L’uomo che sorrideva: Ezio Pascutti

Ezio Pascutti, calciatore e allenatore di calcio italiano, è venuto a mancare ieri, a Bologna. Qui un ricordo per un giocatore legato da sempre alla città emiliana.

 

Bologna è quella città fortunata che ha avuto nella prima metà del secolo scorso una delle squadre di calcio più forti al mondo, in alcuni periodi, alla fine degli anni trenta, la più forte.

Il secondo dopoguerra è stato ben più avaro. L’ultimo lampo a cavallo degli anni sessanta, quando un gruppo straordinario di giocatori vinse il settimo scudetto, e lo vinse in modo altrettanto straordinario: la vita e la morte, gli intrighi e le ingiustizie,  le accuse di doping, i punti sottratti e poi restituiti. Fino all’epilogo: quella partita di spareggio a Roma contro l’Inter col lutto al braccio per la morte del Presidente Renato Dall’Ara stroncato da un infarto mentre era nello studio del Presidente dell’Inter Moratti, a pochi giorni dalla partita.

Il Bologna vinse 2 a 0 e fu trionfo.

Per una ennesima e crudele ironia del destino, il giocatore che assieme a Bulgarelli era il più amato dai tifosi, il goleador Ezio Pascutti, quella partita – la partita più importante della sua carriera – non la giocò.  Era infortunato.

Ma per tutti, a Bologna, Ezio Pascutti voleva dire una sola cosa: Scudetto.

Dopo 50 anni sotto i portici i nomi di quei giocatori risuonano ancora come quelli di mitici Dei dell’Olimpo: Bulgarelli, Haller, Perani, Nielsen, Fogli, Negri, Janich… e poi c’era lui, Ezio Pascutti. Che tra tutti gli Dei aveva il ruolo più ambito: il Dio del Gol.

Ci sono miti che si riassumono e si immortalano in un’immagine: è stato così per il Che Guevara ritratto da Korda con lo sguardo che si perde lontano, per Coppi e Bartali che si scambiano la bottiglietta d’acqua, per Tommie Smith e John Carlos a pugno chiuso sul podio dei 200 metri a Città del Messico.
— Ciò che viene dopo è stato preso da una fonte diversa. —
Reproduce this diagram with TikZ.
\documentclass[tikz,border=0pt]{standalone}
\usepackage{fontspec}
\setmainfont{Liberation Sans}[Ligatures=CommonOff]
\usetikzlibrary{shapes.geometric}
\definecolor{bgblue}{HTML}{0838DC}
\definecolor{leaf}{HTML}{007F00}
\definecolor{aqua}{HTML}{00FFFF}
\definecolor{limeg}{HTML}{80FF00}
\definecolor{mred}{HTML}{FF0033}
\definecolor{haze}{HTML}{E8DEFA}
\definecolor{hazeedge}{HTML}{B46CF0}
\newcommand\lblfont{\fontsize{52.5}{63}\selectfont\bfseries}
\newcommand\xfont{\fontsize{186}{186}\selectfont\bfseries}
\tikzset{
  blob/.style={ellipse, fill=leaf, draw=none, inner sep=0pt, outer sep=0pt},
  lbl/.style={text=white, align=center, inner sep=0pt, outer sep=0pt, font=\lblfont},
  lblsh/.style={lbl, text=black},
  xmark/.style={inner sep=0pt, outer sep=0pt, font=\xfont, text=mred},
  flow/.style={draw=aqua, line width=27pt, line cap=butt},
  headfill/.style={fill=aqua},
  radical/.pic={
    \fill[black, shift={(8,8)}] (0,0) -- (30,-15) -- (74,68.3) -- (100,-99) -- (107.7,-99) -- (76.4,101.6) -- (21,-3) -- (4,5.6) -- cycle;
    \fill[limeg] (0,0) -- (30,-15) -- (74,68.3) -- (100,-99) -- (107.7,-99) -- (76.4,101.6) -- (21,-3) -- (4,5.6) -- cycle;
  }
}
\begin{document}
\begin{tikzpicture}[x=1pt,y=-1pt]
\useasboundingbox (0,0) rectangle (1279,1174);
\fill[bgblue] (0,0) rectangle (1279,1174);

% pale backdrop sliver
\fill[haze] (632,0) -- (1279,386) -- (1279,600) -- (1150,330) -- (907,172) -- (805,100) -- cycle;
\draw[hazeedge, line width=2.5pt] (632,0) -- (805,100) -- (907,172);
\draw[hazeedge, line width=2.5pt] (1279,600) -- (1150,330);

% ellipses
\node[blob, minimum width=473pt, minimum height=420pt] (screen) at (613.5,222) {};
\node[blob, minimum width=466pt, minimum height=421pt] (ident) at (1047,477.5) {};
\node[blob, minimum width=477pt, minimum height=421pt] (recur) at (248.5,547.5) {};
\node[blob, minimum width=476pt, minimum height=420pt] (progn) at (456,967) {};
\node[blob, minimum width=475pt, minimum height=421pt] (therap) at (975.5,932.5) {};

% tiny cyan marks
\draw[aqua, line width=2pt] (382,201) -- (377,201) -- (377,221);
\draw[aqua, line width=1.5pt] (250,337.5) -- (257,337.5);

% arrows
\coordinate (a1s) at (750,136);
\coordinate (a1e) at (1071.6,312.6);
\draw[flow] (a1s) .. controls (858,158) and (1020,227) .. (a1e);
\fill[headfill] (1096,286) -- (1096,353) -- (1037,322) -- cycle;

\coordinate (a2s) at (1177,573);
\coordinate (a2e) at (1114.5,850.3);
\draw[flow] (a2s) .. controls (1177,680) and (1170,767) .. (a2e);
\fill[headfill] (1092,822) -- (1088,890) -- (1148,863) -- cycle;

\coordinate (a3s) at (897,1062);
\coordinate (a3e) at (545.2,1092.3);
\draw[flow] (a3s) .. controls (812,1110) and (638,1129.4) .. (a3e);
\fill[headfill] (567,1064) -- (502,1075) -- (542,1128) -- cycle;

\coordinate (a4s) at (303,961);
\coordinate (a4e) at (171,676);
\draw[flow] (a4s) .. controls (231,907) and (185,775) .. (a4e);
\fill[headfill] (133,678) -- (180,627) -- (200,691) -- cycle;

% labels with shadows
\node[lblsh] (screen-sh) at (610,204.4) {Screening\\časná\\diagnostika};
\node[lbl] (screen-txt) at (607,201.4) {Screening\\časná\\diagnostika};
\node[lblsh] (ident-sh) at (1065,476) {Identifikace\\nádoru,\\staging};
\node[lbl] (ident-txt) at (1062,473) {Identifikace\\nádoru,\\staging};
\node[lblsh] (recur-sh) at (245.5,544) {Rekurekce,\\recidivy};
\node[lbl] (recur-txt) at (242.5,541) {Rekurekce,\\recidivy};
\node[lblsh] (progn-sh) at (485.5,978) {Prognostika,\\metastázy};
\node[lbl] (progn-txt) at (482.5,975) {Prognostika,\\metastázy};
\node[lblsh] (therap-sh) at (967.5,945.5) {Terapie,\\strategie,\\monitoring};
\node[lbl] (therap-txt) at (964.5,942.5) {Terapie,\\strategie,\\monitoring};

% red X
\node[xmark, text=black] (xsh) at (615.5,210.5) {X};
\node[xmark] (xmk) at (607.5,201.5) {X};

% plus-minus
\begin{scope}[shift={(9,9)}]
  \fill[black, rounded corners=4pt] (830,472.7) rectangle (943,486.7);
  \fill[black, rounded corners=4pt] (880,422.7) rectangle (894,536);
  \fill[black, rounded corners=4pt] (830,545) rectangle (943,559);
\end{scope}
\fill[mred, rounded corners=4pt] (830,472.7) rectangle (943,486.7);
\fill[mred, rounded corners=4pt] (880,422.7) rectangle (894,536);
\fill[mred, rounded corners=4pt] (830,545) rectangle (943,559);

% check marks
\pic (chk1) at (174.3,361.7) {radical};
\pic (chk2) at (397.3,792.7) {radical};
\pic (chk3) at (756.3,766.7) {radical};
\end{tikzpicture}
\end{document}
È stato così per Ezio Pascutti: 130 gol in sole 13 stagioni, tutte con la maglia del Bologna.

Quasi nessun “cinno” nato negli anni sessanta ha avuto la fortuna di vederlo giocare: Pascutti smise prestissimo, nel ’68/69, ma tutti i “cinni” nati dagli anni sessanta in poi sapevano perfettamente chi era Pascutti.
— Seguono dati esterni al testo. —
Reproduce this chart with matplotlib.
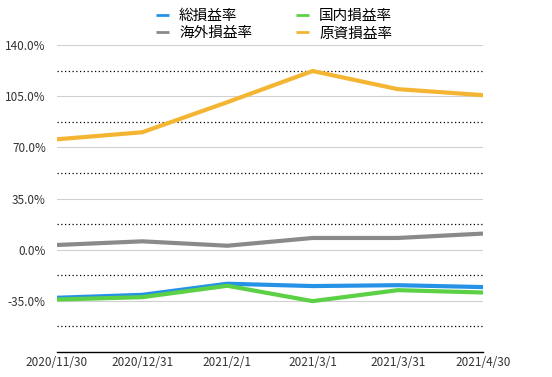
import matplotlib
matplotlib.use('Agg')
import matplotlib.pyplot as plt
import numpy as np

plt.rcParams['font.family'] = ['Noto Sans CJK JP', 'DejaVu Sans']

# 日付ラベルと各系列の値（%）
dates = ['2020/11/30', '2020/12/31', '2021/2/1', '2021/3/1', '2021/3/31', '2021/4/30']
total_rate = [-32.9, -30.9, -23.3, -24.9, -24.3, -25.6]      # 総損益率
domestic_rate = [-34.1, -32.5, -24.7, -35.2, -27.7, -29.3]   # 国内損益率
overseas_rate = [3.2, 5.7, 2.7, 8.0, 8.0, 11.0]              # 海外損益率
principal_rate = [75.5, 80.3, 100.9, 122.2, 109.8, 105.7]    # 原資損益率

series = [
    ('総損益率', total_rate, '#2592E6'),
    ('海外損益率', overseas_rate, '#8A8A8A'),
    ('国内損益率', domestic_rate, '#5CD145'),
    ('原資損益率', principal_rate, '#F4B533'),
]

fig = plt.figure(figsize=(5.52, 3.77), dpi=100)
ax = fig.add_axes([57 / 552, 1 - 352 / 377, 426 / 552, 307 / 377])

x = np.arange(len(dates))
for label, vals, color in series:
    ax.plot(x, vals, color=color, lw=3, label=label, solid_capstyle='butt', zorder=3)

ax.set_xlim(0, len(dates) - 1)
ax.set_ylim(-70, 140)
major = np.arange(-35, 141, 35)
ax.set_yticks(major)
ax.set_yticklabels([f'{v:.1f}%' for v in major])
for v in major:
    ax.axhline(v, color='#D0D0D0', lw=0.8, zorder=1)
for v in np.arange(-52.5, 140, 35):
    ax.axhline(v, color='black', lw=0.9, ls=(0, (1, 2)), zorder=1)

ax.set_xticks(x)
ax.set_xticklabels(dates)
for s in ['top', 'right', 'left']:
    ax.spines[s].set_visible(False)
ax.spines['bottom'].set_color('black')
ax.spines['bottom'].set_linewidth(1)
ax.tick_params(axis='both', length=0, labelsize=8.5, colors='#333333')
ax.tick_params(axis='x', pad=3)
ax.tick_params(axis='y', pad=8)

leg = ax.legend(loc='upper center', bbox_to_anchor=(274 / 552, 1.0), bbox_transform=fig.transFigure,
                ncol=2, frameon=False, fontsize=10.5, handlelength=0.9, handletextpad=0.7,
                columnspacing=3.0, labelspacing=0.25, borderaxespad=0.2)
for h in leg.get_lines():
    h.set_linewidth(2)

fig.savefig('out.png', dpi=100)
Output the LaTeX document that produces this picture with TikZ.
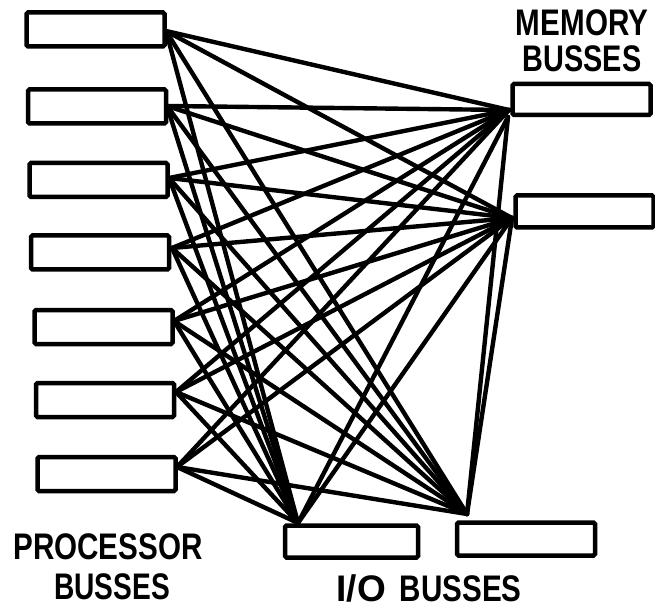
\documentclass[tikz,border=0pt]{standalone}
\usepackage{graphicx}
\usepackage{fontspec}
\setmainfont{Liberation Sans}
\begin{document}
\begin{tikzpicture}[x=1pt,y=-1pt,
  bus/.style={draw, line width=4.5pt, rounded corners=1.5pt, minimum width=138pt, minimum height=34pt, inner sep=0pt},
  link/.style={line width=4.4pt, line cap=round},
  lbl/.style={inner sep=0pt, font=\bfseries\fontsize{37}{39}\selectfont}]
\useasboundingbox (0,0) rectangle (655,609);
% connection points
\coordinate (p1) at (166,31);
\coordinate (p2) at (167,106);
\coordinate (p3) at (169,178);
\coordinate (p4) at (172,248);
\coordinate (p5) at (174,321);
\coordinate (p6) at (176,392);
\coordinate (p7) at (177,467);
\coordinate (m1) at (509,110);
\coordinate (m1b) at (508,117);
\coordinate (m2) at (512,218);
\coordinate (io1) at (298,523);
\coordinate (io2) at (467,514);
\foreach \p in {p1,p2,p3,p4,p5,p6,p7}{
  \foreach \t in {m1,m2,io1,io2}{
    \draw[link] (\p) -- (\t);
  }
}
\draw[link] (io1) -- (m1b);
\draw[link] (io1) -- (m2);
\draw[link] (io2) -- (m1b);
\draw[link] (io2) -- (m2);
% processor busses
\node[bus] (P1) at (95.5,29.5) {};
\node[bus] (P2) at (97,106.5) {};
\node[bus] (P3) at (98.5,180) {};
\node[bus] (P4) at (100,252.5) {};
\node[bus] (P5) at (103.5,327) {};
\node[bus] (P6) at (105,400) {};
\node[bus] (P7) at (106.5,474) {};
% memory busses
\node[bus, minimum height=31pt] (M1) at (581.5,99.5) {};
\node[bus, minimum height=32pt] (M2) at (584.5,211.5) {};
% I/O busses
\node[bus, minimum width=133pt, minimum height=32pt] (IO1) at (351.5,541.5) {};
\node[bus, minimum width=138pt, minimum height=33pt] (IO2) at (526,539) {};
% labels
\node[lbl] (memA) at (582,23) {\scalebox{0.8}[1]{MEMORY}};
\node[lbl] (memB) at (582,59) {\scalebox{0.78}[1]{BUSSES}};
\node[lbl] (procA) at (108,547) {\scalebox{0.8}[1]{PROCESSOR}};
\node[lbl] (procB) at (112,587) {\scalebox{0.76}[1]{BUSSES}};
\node[lbl] (ioA) at (429,588) {I/O\hspace{14pt}\scalebox{0.8}[1]{BUSSES}};
\end{tikzpicture}
\end{document}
Perché non c’era bar, circolo arci, polisportiva o bocciofila a Bologna ove non campeggiasse, ben visibile, quella foto memorabile, in bianco e nero: Pascutti e Burgnich perfettamente orizzontali rispetto al terreno di gioco, un abbraccio mortale tra l’attaccante che vuole colpire a tutti i costi di testa quel pallone a 40 centimetri da terra e il difensore che vola assieme a lui nel disperato tentativo di impedirglielo.

Ezio è lì, lo anticipa e colpisce: Gol!

Pascutti era l’essenza del gioco del calcio, quello che non esiste ma che si materializza improvvisamente. Cade un cross in mezzo, un secondo prima Pascutti caracolla quasi assente al limite dell’area, poi improvvisamente riappare: è davanti al portiere, ma come ha fatto? È un mistero: ha scartato il terzino, colpisce di testa, Gol!
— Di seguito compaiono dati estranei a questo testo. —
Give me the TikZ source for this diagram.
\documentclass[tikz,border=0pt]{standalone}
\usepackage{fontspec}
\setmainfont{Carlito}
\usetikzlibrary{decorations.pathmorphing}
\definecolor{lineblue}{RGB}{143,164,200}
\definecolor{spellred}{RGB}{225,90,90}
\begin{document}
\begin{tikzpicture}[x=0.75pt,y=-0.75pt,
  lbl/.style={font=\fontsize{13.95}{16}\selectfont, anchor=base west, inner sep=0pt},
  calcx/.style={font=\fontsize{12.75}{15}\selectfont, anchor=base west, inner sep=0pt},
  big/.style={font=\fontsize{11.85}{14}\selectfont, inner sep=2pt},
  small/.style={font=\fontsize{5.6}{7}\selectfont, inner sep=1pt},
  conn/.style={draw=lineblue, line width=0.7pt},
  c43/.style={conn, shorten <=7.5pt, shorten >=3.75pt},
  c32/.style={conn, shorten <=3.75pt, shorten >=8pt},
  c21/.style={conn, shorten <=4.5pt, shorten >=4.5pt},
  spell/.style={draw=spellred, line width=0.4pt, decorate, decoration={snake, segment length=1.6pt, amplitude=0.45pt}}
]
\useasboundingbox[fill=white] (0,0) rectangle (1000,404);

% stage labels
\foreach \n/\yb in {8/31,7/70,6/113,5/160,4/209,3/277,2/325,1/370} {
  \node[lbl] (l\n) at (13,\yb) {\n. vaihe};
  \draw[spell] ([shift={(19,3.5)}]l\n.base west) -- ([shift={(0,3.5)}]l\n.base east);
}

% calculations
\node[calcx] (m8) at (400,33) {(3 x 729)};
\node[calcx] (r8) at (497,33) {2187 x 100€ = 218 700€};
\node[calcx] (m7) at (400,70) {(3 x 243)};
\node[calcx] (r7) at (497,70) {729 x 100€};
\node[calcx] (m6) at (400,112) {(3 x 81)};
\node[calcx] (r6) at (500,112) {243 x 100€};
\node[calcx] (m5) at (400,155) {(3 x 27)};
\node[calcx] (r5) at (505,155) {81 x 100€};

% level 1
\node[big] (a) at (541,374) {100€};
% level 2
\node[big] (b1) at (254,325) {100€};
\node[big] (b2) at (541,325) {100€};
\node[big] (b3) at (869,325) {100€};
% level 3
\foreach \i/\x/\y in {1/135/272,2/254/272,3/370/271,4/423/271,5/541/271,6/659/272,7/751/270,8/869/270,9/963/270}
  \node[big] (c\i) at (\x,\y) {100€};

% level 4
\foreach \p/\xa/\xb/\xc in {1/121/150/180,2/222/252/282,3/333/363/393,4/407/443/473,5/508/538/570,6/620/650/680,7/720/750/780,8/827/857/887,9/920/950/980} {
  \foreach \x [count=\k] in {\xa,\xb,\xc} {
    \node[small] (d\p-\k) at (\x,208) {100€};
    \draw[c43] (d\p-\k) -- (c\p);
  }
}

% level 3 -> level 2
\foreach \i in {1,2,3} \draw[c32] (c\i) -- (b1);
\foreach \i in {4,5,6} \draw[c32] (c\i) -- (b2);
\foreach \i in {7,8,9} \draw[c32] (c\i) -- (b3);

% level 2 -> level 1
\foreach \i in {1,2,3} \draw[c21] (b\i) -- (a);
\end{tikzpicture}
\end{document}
E mentre colpisce la palla sorride, Ezio. Perchè sa già come andrà a finire…

A poco a poco i protagonisti di quella mitica squadra salutano e se ne vanno: è l’implacabile legge del tempo, e il 4 gennaio a settantanove anni è toccato anche a Ezio Pascutti.

A Bologna tutti sanno che chi non ha avuto la fortuna di vedere quella squadra vincere lo scudetto oltre cinquant’anni fa, non avrà – in vita – un’altra occasione.

Ma quando i rossoblù entrano al Dall’Ara tutti sperano che tra quei cinni che ogni tanto si portano in panchina ce ne sia uno speciale, uno di quelli che riescono a occupare due posti nello spazio contemporaneamente.

Uno di quelli che te lo sei perso di vista a centrocampo e poi, non si sa come, è li dove deve essere: sbuca dal nulla, si materializza dove prima c’era il vuoto, ed è il punto esatto dove arriva il pallone, salta di testa e… sorride, come Ezio Pascutti.